【粗筋】
江戸中橋の名医尾台良玄、弟子の銀南を蔵前の大店伊勢屋に代脈に行かせるに当たって、
「お嬢様の下腹のしこりを押すと放屁なされた。そばの母親に『年のせいか耳が遠くなった』と言って娘さんを安心させた。くれぐれも下腹などさわるな」
と注意したが、銀南は試しにとお嬢様の下腹を力一杯押してしまう。音高く放屁をすると、銀南は師の真似をして、
「年のせいで耳が遠くなったので、大きな声で話しかけて下さい」
「おや、大先生も耳が遠くなったとおっしゃってましたが、若先生も」
「ええ、今のおならだってきこえなかった」
【成立】
1773(安永2)年『聞上手』二篇の「代脈」は、代理で弟子が行き、向こうの門口で駕籠屋が「お頼み申します」と声を掛けると、駕籠の中から「どうれ」と返事をする噺。これはくすぐりに用いられている。全体の落ちは、天保年間(1830~44)の『如是我聞』の「月事(つきやく」」がよく似ている。
【一言】
名人と評判の老生成で病人も多い尾台良玄。ただしこの落語ではこの先生より、お弟子の銀南クンの方が中心となっての大活躍、これは大変な与太郎なのだが、風采はどうやらノッペリして立派らしい。そこで先生が大して心配のない病人へは「代脈」としてこの銀南を差し向ける。滑稽な失敗を繰り返し、お嬢さんのお腹を押して、怪音を発しさせたりする。そんな剽軽者に来られては、病人も笑わずにはおられない。笑えば胸郭が開き、薬も効き、病も癒る寸法、まことに尾台良玄は苦労人の名医といえよう。(野村無名庵)
● ある晩、両国の立花亭という寄席で、私が『代脈』をやって下りて来ると、きいていた三遊亭圓馬(3)のむらく師匠が、「おい、あしたっからもう稽古をしないよ」と、こういわれた。そこであくる日、大きな鯛を一尾、それに蛤をたくさんそえて、詫びにいってもらいました。むらく師は、「おい『代脈』のなかで銭の高をこれこれしかじかといったな。江戸の昔にあんな高えてのがあるかえ」つまり銭の高をまちがえたので、それで私はしくじったんです。(桂文楽)

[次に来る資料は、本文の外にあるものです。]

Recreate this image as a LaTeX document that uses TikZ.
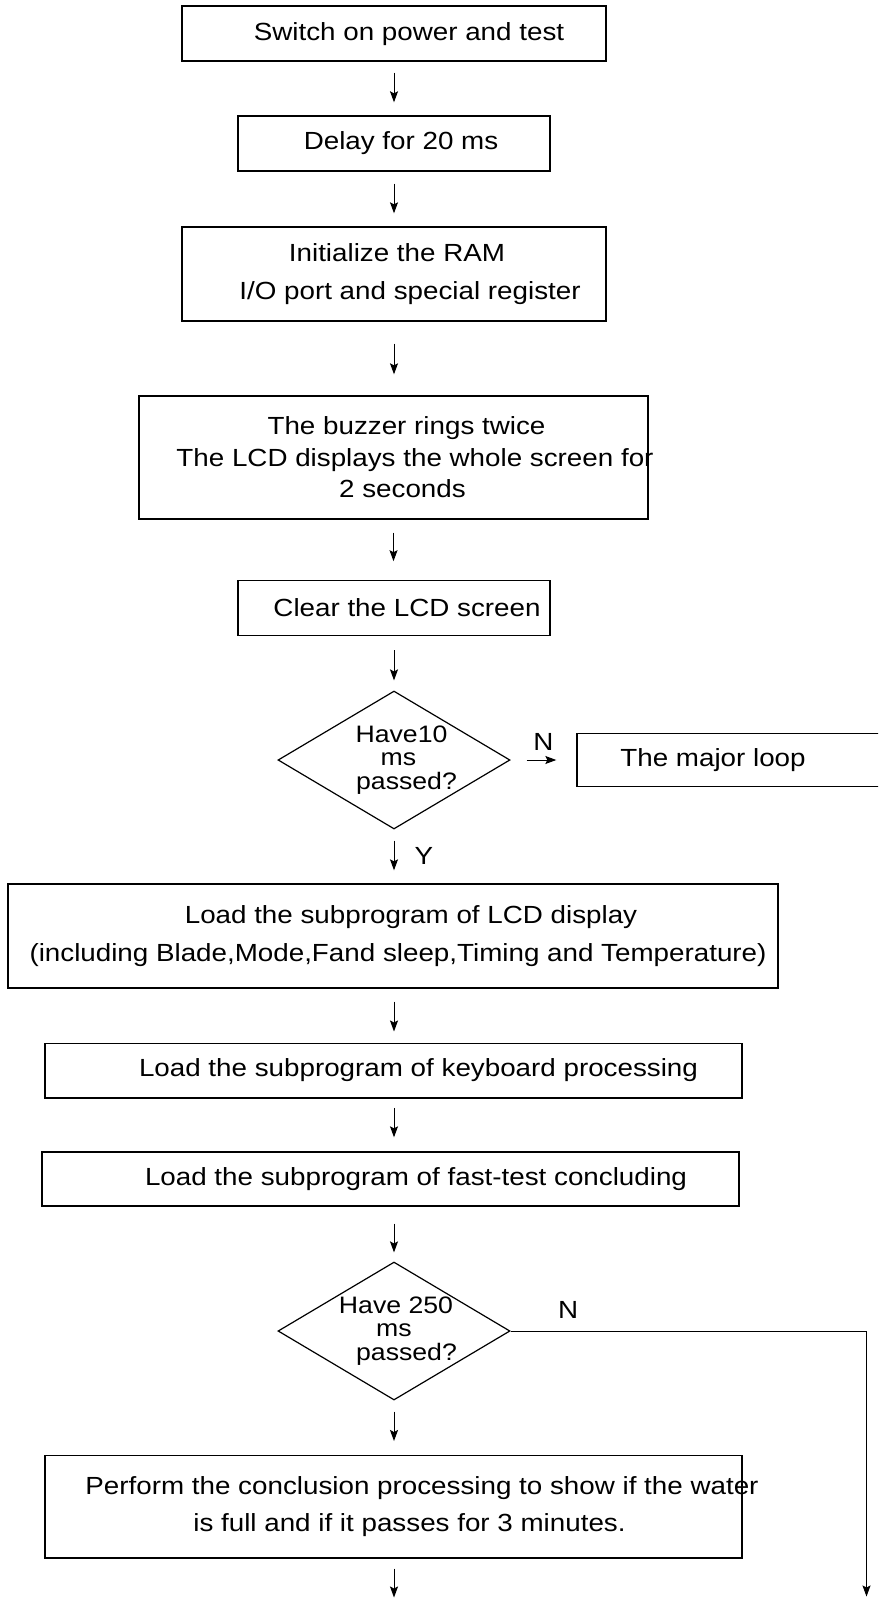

● 馬風の『志那の台脈』というのがあって、お嬢さんの布団の中に手を入れ、手に触れり、「お嬢さん毛深いですネ」「先生、それは猫の手です」に、「先生、ゴジョウダンバカリ。それ座敷豚」これには受けた。志那だから座敷で豚ァ飼っている、ということだ。流石「鬼」と仇名された先代鈴々舎馬風ではある。(立川談志(5))
【蘊蓄】
後に埋め立てられたが、江戸城の外堀と八丁堀に近い紅葉川を結んだ堀割に掛かっていた橋が、ちょうど日本橋と京橋の中間に当たるので中橋と呼ばれた。
師匠に代わって見習いが診察をすることを代脈という。